Washington DC – American billionaires are worried about tax.

It is still a year to the next US presidential election and we have no idea who the Democratic candidate will be, but it is already clear that the Democrats’ central pitch will be to call for higher taxes.

Two leading contenders, senators Elizabeth Warren and Bernie Sanders, have both proposed a wealth tax, while, according to a Bloomberg report, the charismatic House representative Alexandria Ocasio-Cortez is planning to introduce a bill that would increase the top income tax rate to 59 per cent.

Since most US states, including the most populous, California, levy state income tax on top of the Federal tax, the top rate for many Americans would be over 70 per cent. That would be the highest of any large economy in the world.

This sort of extreme measure is not going to happen. American politics doesn’t work that way. But the mood it captures is very real, and it is not only the American rich who are worried.

On Friday Barack Obama, the former president, warned that the Democrat candidates should not lurch too far to the left in search of nomination.

“This is still a country that is less revolutionary than it is interested in improvement,” he said. “They like seeing things improved. But the average American doesn’t think that we have to completely tear down the system and remake it.”

These are wise words, demonstrating once again what an extraordinarily thoughtful person he is. But I’m not sure the Democratic left wants to listen, and a fair chunk of America is urging them on. For this is not just about taxation, or health care, or immigration, or any of the specific issues that divide the country. It is about fairness: that the system is rigged by the elite against ordinary hard-working people. That elite, to be clear, includes the East Coast Harvard professors as well as the West Coast high-tech billionaires.

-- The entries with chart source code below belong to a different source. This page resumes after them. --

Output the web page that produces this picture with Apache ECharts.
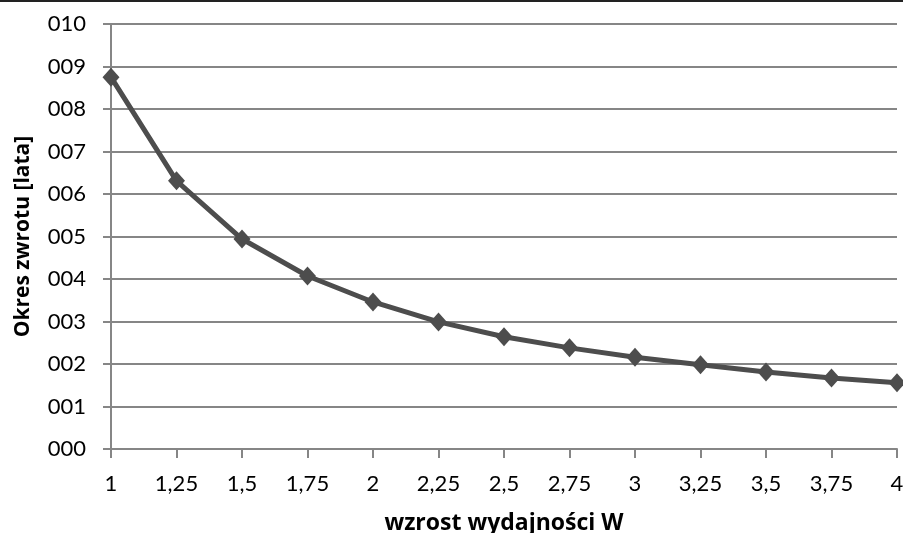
<!DOCTYPE html>
<html><head><meta charset="utf-8">
<script src="https://cdn.jsdelivr.net/npm/echarts@6/dist/echarts.min.js"></script>
<style>html,body{margin:0;padding:0;background:#fff}#c{width:903px;height:533px}</style>
</head><body><div id="c"></div>
<script>
const categories = ['1','1,25','1,5','1,75','2','2,25','2,5','2,75','3','3,25','3,5','3,75','4'];
const okresZwrotu = [8.75, 6.31, 4.94, 4.07, 3.46, 2.99, 2.64, 2.38, 2.16, 1.98, 1.81, 1.67, 1.56];
const yTitle = 'Okres zwrotu [lata]';
const xTitle = 'wzrost wydajności W';
const font = 'Lato, "Open Sans", sans-serif';
const titleFont = '"Open Sans", Lato, sans-serif';
const chart = echarts.init(document.getElementById('c'));
chart.setOption({
  animation: false,
  graphic: [{type:'rect', shape:{x:0,y:0,width:903,height:2}, style:{fill:'#222'}}],
  grid: {left: 111, right: 6, top: 24, bottom: 84, containLabel: false, outerBoundsMode: 'none'},
  xAxis: {
    type: 'category', data: categories, boundaryGap: false,
    name: xTitle, nameLocation: 'middle', nameGap: 63,
    nameTextStyle: {fontFamily: titleFont, fontWeight: 'bold', fontSize: 23, color: '#000'},
    axisLine: {lineStyle: {color: '#868686', width: 2}},
    axisTick: {show: true, length: 9, inside: false, lineStyle: {color: '#868686', width: 2}},
    axisLabel: {fontFamily: font, fontSize: 22, color: '#000', margin: 24},
    splitLine: {show: false}
  },
  yAxis: {
    type: 'value', min: 0, max: 10, interval: 1,
    name: yTitle, nameLocation: 'middle', nameGap: 77, nameRotate: 90,
    nameTextStyle: {fontFamily: titleFont, fontWeight: 'bold', fontSize: 21, color: '#000'},
    axisLine: {show: true, lineStyle: {color: '#868686', width: 2}},
    axisTick: {show: true, length: 8, lineStyle: {color: '#868686', width: 2}},
    axisLabel: {fontFamily: font, fontSize: 22, color: '#000', margin: 25,
      formatter: v => String(v).padStart(3, '0')},
    splitLine: {show: true, lineStyle: {color: '#868686', width: 2}}
  },
  series: [{
    type: 'line', data: okresZwrotu,
    symbol: 'diamond', symbolSize: [17, 19],
    lineStyle: {color: '#4d4d4d', width: 5},
    itemStyle: {color: '#4d4d4d'}
  }]
});
</script></body></html>
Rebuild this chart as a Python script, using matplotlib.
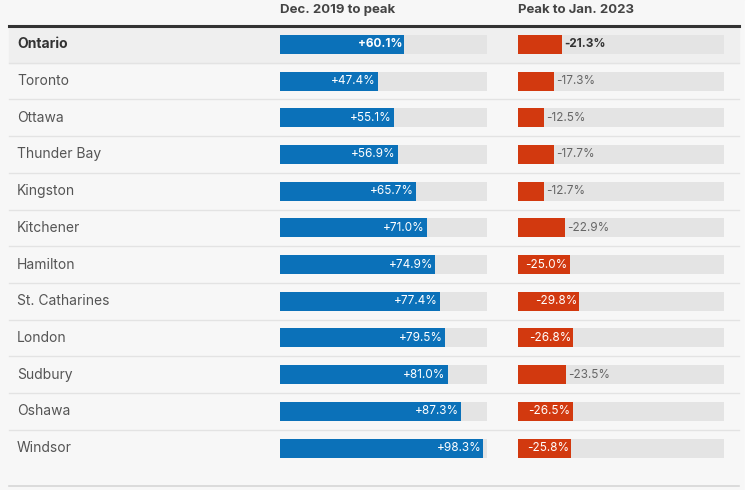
import matplotlib.pyplot as plt
from matplotlib.patches import Rectangle

# data
cities = ["Ontario", "Toronto", "Ottawa", "Thunder Bay", "Kingston", "Kitchener",
          "Hamilton", "St. Catharines", "London", "Sudbury", "Oshawa", "Windsor"]
rise = [60.1, 47.4, 55.1, 56.9, 65.7, 71.0, 74.9, 77.4, 79.5, 81.0, 87.3, 98.3]
drop = [-21.3, -17.3, -12.5, -17.7, -12.7, -22.9, -25.0, -29.8, -26.8, -23.5, -26.5, -25.8]
headers = ["Dec. 2019 to peak", "Peak to Jan. 2023"]

BLUE = "#0b71b9"
RED = "#d2390f"
TRACK = "#e4e4e4"
BG = "#f7f7f7"

plt.rcParams['font.family'] = ['Inter', 'DejaVu Sans']

W, H = 755, 490
fig = plt.figure(figsize=(W / 100, H / 100), dpi=100, facecolor=BG)

# layout axes in pixel units (top-left origin)
bg = fig.add_axes([0, 0, 1, 1])
bg.set_xlim(0, W)
bg.set_ylim(H, 0)
bg.axis('off')

top = 26.0
row_h = 36.7
n = len(cities)

# white margin on the right side of the page
bg.add_patch(Rectangle((745, 0), 10, H, color="white", zorder=0))
# highlighted first row
bg.add_patch(Rectangle((9, top), 730, row_h, color="#efefef", zorder=0))
for i in range(1, n):
    y = top + i * row_h
    bg.plot([9, 739], [y, y], color="#e3e3e3", lw=1, zorder=1)
bg.plot([9, 739], [top, top], color="#333333", lw=2.2, zorder=2)
bg.plot([9, 739], [486, 486], color="#d6d6d6", lw=1.2, zorder=2)

for i, name in enumerate(cities):
    y = top + (i + 0.5) * row_h
    bold = i == 0
    bg.text(17, y, name, ha='left', va='center', fontsize=10,
            fontweight='bold' if bold else 'normal',
            color="#333333" if bold else "#555555")

bg.text(280, 10, headers[0], ha='left', va='center', fontsize=9.5,
        fontweight='bold', color="#444444")
bg.text(518, 10, headers[1], ha='left', va='center', fontsize=9.5,
        fontweight='bold', color="#444444")


def bar_axes(x0, x1):
    ax = fig.add_axes([x0 / W, (H - top - n * row_h) / H, (x1 - x0) / W, n * row_h / H])
    ax.set_xlim(0, 100)
    ax.set_ylim(n - 0.5, -0.5)
    ax.axis('off')
    ax.patch.set_alpha(0)
    return ax


rows = list(range(n))
bh = 0.52

ax1 = bar_axes(280, 487)
ax1.barh(rows, [100] * n, height=bh, color=TRACK, zorder=1)
ax1.barh(rows, rise, height=bh, color=BLUE, zorder=2)
for i, v in enumerate(rise):
    ax1.text(v - 1.0, i, f"+{v:.1f}%", ha='right', va='center', fontsize=8.5,
             color='white', fontweight='bold' if i == 0 else 'normal', zorder=3)

ax2 = bar_axes(518, 724)
ax2.barh(rows, [100] * n, height=bh, color=TRACK, zorder=1)
ax2.barh(rows, [abs(v) for v in drop], height=bh, color=RED, zorder=2)
for i, v in enumerate(drop):
    w = abs(v)
    lab = f"-{w:.1f}%"
    fw = 'bold' if i == 0 else 'normal'
    if w >= 24:
        ax2.text(w - 1.0, i, lab, ha='right', va='center', fontsize=8.5,
                 color='white', fontweight=fw, zorder=3)
    else:
        ax2.text(w + 1.0, i, lab, ha='left', va='center', fontsize=8.5,
                 color="#333333" if i == 0 else "#666666", fontweight=fw, zorder=3)

fig.savefig("out.png", dpi=100, facecolor=BG)
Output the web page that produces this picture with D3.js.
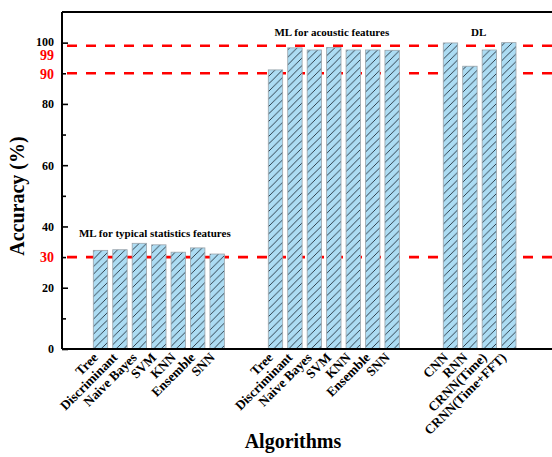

So what will happen? I don’t think it makes any sense for a British journalist to try to wade through the intricacies of the US election process. No one has a clue as to what will happen. Such clues as there are, I think, lie in those words of Obama, that Americans want to see improvement.

So where will improvement come from?

Well, something has to be done about inequality. We worry about differentials in the UK, but actually income differentials have declined over the past decade, whereas in the US they have gone up. But the problem is much deeper. You don’t have to spend very long in the US to realise how anxious many people are about money.

This is partly about the uneven safety net of social security, good in some areas but poor in others. It is also about the lack of savings, for some two-thirds of Americans don’t have $1,000 of emergency cash to meet an unexpected bill. There is an annual campaign to try to get people to save more, but the savings rate at 6 per cent is the lowest since 2008 and half that of 50 years ago.

If savings are one area where there needs to be Obama’s “improvement”, health care is another. He tried when in office to bring in such change, and thanks to that, the bones of a nationwide system are there. Warren’s plans for universal care are the most radical idea, but they would do away with the present insurance system that most Americans rely on.

Tell people they will lose what for many is a very good (if far too expensive) health service for something totally untried? Not a good idea. Far better, surely, to nudge down overall costs while dealing with glitches in “Obamacare”.

Bill Gates attacks Elizabeth Warren's wealth tax saying it would leave him 'counting what he had left over'

As for improvement in taxation, there are a string of things that could be done without bringing in a wealth tax or jacking the income tax rate to 59 per cent. The key one would be closing loopholes, whereby the very rich can game the system to pay proportionately much less tax than people on middle and upper-middle incomes. US billionaires are worried about an attack on their wealth, but they should really be more worried about the evident unfairness of the present system. Because it is unfair, it is also inefficient. If they want to focus on its inefficiency, then they would gather more general support for reform.

One of the many problems of election campaigns is that politicians make promises they cannot fulfil – and at a certain level know they can never fulfil. (Think of the Lib Dems and those student fees.) So Democrat contenders are making promises that may burnish their reputation among their supporters but won’t work in the real world. All the evidence about taxation is that income tax rates above 50 per cent bring in less revenue, not more. The evidence is more sketchy on wealth taxes because there have been fewer of them, and in any case most have been abandoned. But they seem to cut overall revenue too.

The puzzle is this. If it is improvement, not revolution, that American voters really want, why are the Democrat challengers not proposing this? I suggest they listen to Obama.